The main thing to avoid is allowing the pump to compact the sand to the point where it can only be removed by a workover. With the remote control capabilities of a hydraulic pumping unit, operators can raise the bottom position—to 15 in. in this example—for a period of time. When the pump no longer pounds the sand/debris, that debris can become a slurry to the point of frothing, so it can be flushed out by the production fluid.

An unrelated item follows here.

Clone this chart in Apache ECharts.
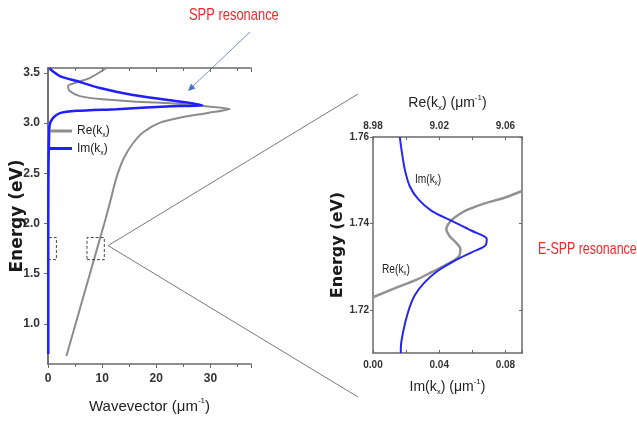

The operator can test to see if the debris has been removed by lowering the bottom position in small increments while monitoring the updated well data. All of this happens without a trip to site in most cases. The chart on the right in Figure 1 shows the well returning to normal after the sand and debris were cleared. Quick detection and response avoids equipment damage and a drop in production.
Gas locking
Figure 2’s top chart shows the minimum polish rod load spiking in the circle marked “1.” This minimum polish rod load spike indicates the pump is gas-locking.
The solution in this case is an increase in stroke ratio to create a faster downstroke. The goal is to have as much compression as possible in the main chamber. Although this has been shown to work well in the field, the exact mechanism is under debate as to whether it’s the higher compression or the vibration caused by the change in rodstring and plunger speed.
The circle marked “2” on Figure 2 shows the resolution, which was slightly delayed due to technicians waiting for approval from the operator.
With the remote monitoring capabilities technicians were notified of the gas locking situation within 15 minutes of its initial occurrence and, even with a slight delay in approval, had the problem resolved 20 minutes later, without a site visit. This avoided production loss.
An increasing number of operators are using remote monitoring to eliminate unnecessary trips to well sites. With the addition of alarming by exception and remote control, the unique optimization capabilities of hydraulic pumping units can also help reduce operating costs by avoiding expensive workovers and minimizing downtime.